Dissecting such a book is of no use and so I shall leave you with a few excerpts instead.

***

“Dying,” Morrie suddenly said, “is only one thing to be sad over, Mitch. Living unhappily is something else. So many of the people who come to visit me are unhappy.”

Why?

“Well, for one thing, what we have does not make people feel good about themselves. We’re teaching the wrong things. And you have to be strong enough to say if the culture doesn’t work, don’t buy it. Create your own. Most people can’t do it. They’re more unhappy than me–even in my current condition.

I may be dying, but I am surrounded by loving, caring souls. How many people can say that?”

***

“Have I told you about the tension of opposites?” he says.

The tension of opposites?

“Life is a series of pulls back and forth. You want to do one thing, but you are bound to do something else. Something hurts you, yet you know it shouldn’t. You take certain things for granted, even when you know you should never take anything for granted.

“A tension of opposites, like a pull on a rubber band.
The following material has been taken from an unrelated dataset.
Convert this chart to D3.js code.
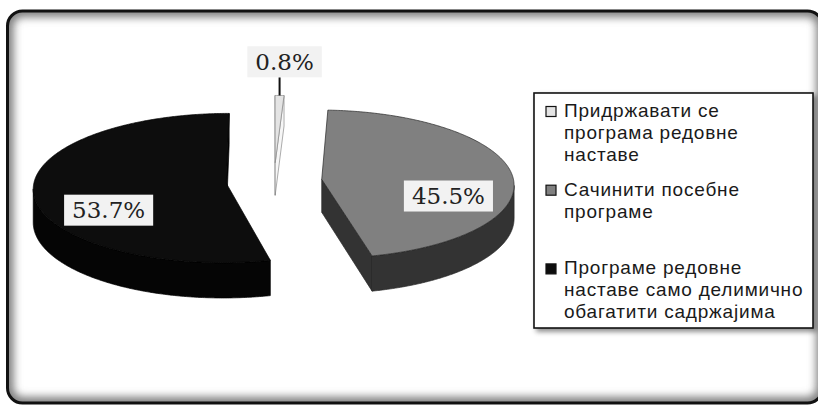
<!DOCTYPE html>
<html>
<head>
<meta charset="utf-8">
<script src="https://cdn.jsdelivr.net/npm/d3@7/dist/d3.min.js"></script>
<style>
  html, body { margin: 0; padding: 0; background: #ffffff; }
  svg { display: block; }
</style>
</head>
<body>
<svg id="chart" width="818" height="406"></svg>
<script>
// ---- data ----
const categories = [
  "Придржавати се програма редовне наставе",
  "Сачинити посебне програме",
  "Програме редовне наставе само делимично обагатити садржајима"
];
const legendLines = [
  ["Придржавати се", "програма редовне", "наставе"],
  ["Сачинити посебне", "програме"],
  ["Програме редовне", "наставе само делимично", "обагатити садржајима"]
];
const values = [0.8, 45.5, 53.7];
const valueLabels = ["0.8%", "45.5%", "53.7%"];

// ---- styles ----
const topColor  = d3.scaleOrdinal().domain(categories).range(["#e4e4e4", "#808080", "#0d0d0d"]);
const sideColor = d3.scaleOrdinal().domain(categories).range(["#f6f6f6", "#333333", "#050505"]);
const edgeColor = d3.scaleOrdinal().domain(categories).range(["#8a8a8a", "#262626", "#000000"]);

const W = 818, H = 406;
const svg = d3.select("#chart");
const defs = svg.append("defs");

// ---- outer frame with inner shadow ----
const frame = { x: 7.5, y: 11, w: 815, h: 392, r: 15 };
defs.append("clipPath").attr("id", "frameClip")
  .append("rect").attr("x", frame.x).attr("y", frame.y)
  .attr("width", frame.w).attr("height", frame.h).attr("rx", frame.r);
defs.append("filter").attr("id", "soft")
  .attr("x", "-5%").attr("y", "-5%").attr("width", "110%").attr("height", "110%")
  .append("feGaussianBlur").attr("stdDeviation", 4);
const shadow = defs.append("filter").attr("id", "legendShadow")
  .attr("x", "-10%").attr("y", "-10%").attr("width", "125%").attr("height", "125%");
shadow.append("feDropShadow").attr("dx", 3).attr("dy", 3).attr("stdDeviation", 2.5)
  .attr("flood-color", "#000").attr("flood-opacity", 0.45);

svg.append("rect").attr("x", frame.x).attr("y", frame.y)
  .attr("width", frame.w).attr("height", frame.h).attr("rx", frame.r)
  .attr("fill", "#ffffff");
svg.append("rect").attr("x", frame.x).attr("y", frame.y)
  .attr("width", frame.w).attr("height", frame.h).attr("rx", frame.r)
  .attr("fill", "none").attr("stroke", "#7a7a7a").attr("stroke-width", 12)
  .attr("filter", "url(#soft)").attr("clip-path", "url(#frameClip)");
svg.append("rect").attr("x", frame.x).attr("y", frame.y)
  .attr("width", frame.w).attr("height", frame.h).attr("rx", frame.r)
  .attr("fill", "none").attr("stroke", "#111").attr("stroke-width", 3);

// ---- 3D pie projection ----
const view = { cx: 274, cy: 181, rx: 192, ry: 74, depth: 33, persp: 0.065, explode: 0.25 };
const xs = d3.scaleLinear().domain([-1, 1]).range([-view.rx, view.rx]);
const zs = d3.scaleLinear().domain([-1, 1]).range([-view.ry, view.ry]);
// world x (right), z (toward viewer), h (0 = top face, 1 = bottom face)
function project(x, z, h) {
  const s = 1 / (1 - view.persp * z);
  return [view.cx + xs(x) * s, view.cy + (zs(z) + view.depth * h) * s];
}
function signedArea(pts) {
  let a = 0;
  for (let i = 0; i < pts.length; i++) {
    const p = pts[i], q = pts[(i + 1) % pts.length];
    a += p[0] * q[1] - q[0] * p[1];
  }
  return a / 2;
}
function sampleAngles(a0, a1) {
  const n = Math.max(2, Math.ceil((a1 - a0) / (Math.PI / 360)));
  return d3.range(n + 1).map(i => a0 + (a1 - a0) * i / n);
}
const line = d3.line();

const arcs = d3.pie().sort(null).value(d => d)(values);
arcs.forEach((a, i) => {
  a.cat = categories[i];
  a.label = valueLabels[i];
  a.mid = (a.startAngle + a.endAngle) / 2;
  a.ox = view.explode * Math.sin(a.mid);
  a.oz = -view.explode * Math.cos(a.mid);
});
const pt = (a, th, r, h) => project(a.ox + r * Math.sin(th), a.oz - r * Math.cos(th), h);

const pieG = svg.append("g").attr("class", "pie");
arcs.slice().sort((p, q) => p.oz - q.oz).forEach(a => {
  const g = pieG.append("g");
  const angles = sampleAngles(a.startAngle, a.endAngle);
  const faces = [];
  const C0 = pt(a, 0, 0, 0), C1 = pt(a, 0, 0, 1);
  const S0 = pt(a, a.startAngle, 1, 0), S1 = pt(a, a.startAngle, 1, 1);
  const E0 = pt(a, a.endAngle, 1, 0), E1 = pt(a, a.endAngle, 1, 1);
  [[C0, S0, S1, C1], [E0, C0, C1, E1]].forEach(q => { if (signedArea(q) < 0) faces.push(q); });

  // outer wall: keep only the runs that face the viewer
  const runs = [];
  let run = [];
  for (let k = 0; k < angles.length - 1; k++) {
    const t0 = pt(a, angles[k], 1, 0), t1 = pt(a, angles[k + 1], 1, 0);
    const b1 = pt(a, angles[k + 1], 1, 1), b0 = pt(a, angles[k], 1, 1);
    if (signedArea([t0, t1, b1, b0]) < 0) {
      if (!run.length) run.push(angles[k]);
      run.push(angles[k + 1]);
    } else if (run.length) { runs.push(run); run = []; }
  }
  if (run.length) runs.push(run);
  runs.forEach(r => faces.push(
    r.map(t => pt(a, t, 1, 0)).concat(r.slice().reverse().map(t => pt(a, t, 1, 1)))
  ));

  faces.forEach(f => g.append("path")
    .attr("d", line(f) + "Z")
    .attr("fill", sideColor(a.cat))
    .attr("stroke", edgeColor(a.cat)).attr("stroke-width", 0.7)
    .attr("stroke-linejoin", "round"));

  const top = [C0].concat(angles.map(t => pt(a, t, 1, 0)));
  g.append("path")
    .attr("d", line(top) + "Z")
    .attr("fill", topColor(a.cat))
    .attr("stroke", edgeColor(a.cat)).attr("stroke-width", 0.7)
    .attr("stroke-linejoin", "round");
});

// ---- value labels ----
const labelPlace = [
  { th: null, r: 1.55, leader: true },   // small slice: outside, with leader line
  { th: 109, r: 0.685 },
  { th: 239, r: 0.69 }
];
const labelG = svg.append("g").attr("class", "labels");
arcs.forEach((a, i) => {
  const lp = labelPlace[i];
  const th = lp.th === null ? a.mid : lp.th * Math.PI / 180;
  const [lx, ly] = pt(a, th, lp.r, 0);
  const bh = 31;
  let bx = lx, by = ly;
  if (lp.leader) {
    const [ax, ay] = pt(a, a.mid, 1, 0);
    labelG.append("line")
      .attr("x1", ax).attr("y1", ay).attr("x2", ax).attr("y2", ly + bh / 2)
      .attr("stroke", "#111").attr("stroke-width", 2);
    bx = ax + 5;
  }
  const gl = labelG.append("g");
  const rect = gl.append("rect").attr("fill", "#f2f2f2");
  const txt = gl.append("text")
    .attr("x", bx).attr("y", by).attr("dy", "0.36em")
    .attr("text-anchor", "middle")
    .attr("font-family", "'DejaVu Serif', serif")
    .attr("font-size", 23).attr("fill", "#222")
    .text(a.label);
  const tw = txt.node().getComputedTextLength();
  rect.attr("x", bx - tw / 2 - 8).attr("y", by - bh / 2)
    .attr("width", tw + 16).attr("height", bh);
});

// ---- legend ----
const legend = { x: 534, y: 93, w: 279, h: 235, firstBaseline: 24, lineH: 22, slot: 78.7 };
const lg = svg.append("g").attr("class", "legend");
lg.append("rect").attr("x", legend.x).attr("y", legend.y)
  .attr("width", legend.w).attr("height", legend.h)
  .attr("fill", "#fff").attr("stroke", "#151515").attr("stroke-width", 1.6)
  .attr("filter", "url(#legendShadow)");
categories.forEach((c, i) => {
  const base = legend.y + legend.firstBaseline + i * legend.slot;
  lg.append("rect")
    .attr("x", legend.x + 12).attr("y", base - 10.5)
    .attr("width", 10).attr("height", 10)
    .attr("fill", topColor(c)).attr("stroke", "#111").attr("stroke-width", 1.2);
  legendLines[i].forEach((s, j) => lg.append("text")
    .attr("x", legend.x + 30).attr("y", base + j * legend.lineH)
    .attr("font-family", "'Liberation Sans', Arial, sans-serif")
    .attr("font-size", 19).attr("letter-spacing", 0.8).attr("fill", "#1a1a1a")
    .text(s));
});
</script>
</body>
</html>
And most of us live somewhere in the middle.”

Sounds like a wrestling match, I say.

“A wrestling match.” He laughs. “Yes, you could describe life that way.”

So which side wins, I ask?

“Which side wins?”

He smiles at me, the crinkled eyes, the crooked teeth.

“Love wins. Love always wins.”

***

I asked Morrie if he felt sorry for himself.

“Sometimes in the mornings,” he said. “That’s when I mourn. I feel around my body. I move my fingers and my hands–whatever I can still move–and I mourn what I’ve lost. I mourn the slow, insidious way in which I’m dying. But then I stop mourning.”

Just like that?

“I give myself a good cry if I need it. But then I concentrate on all the good things still in my life. On the people who are coming to see me. On the stories that I’m going to hear…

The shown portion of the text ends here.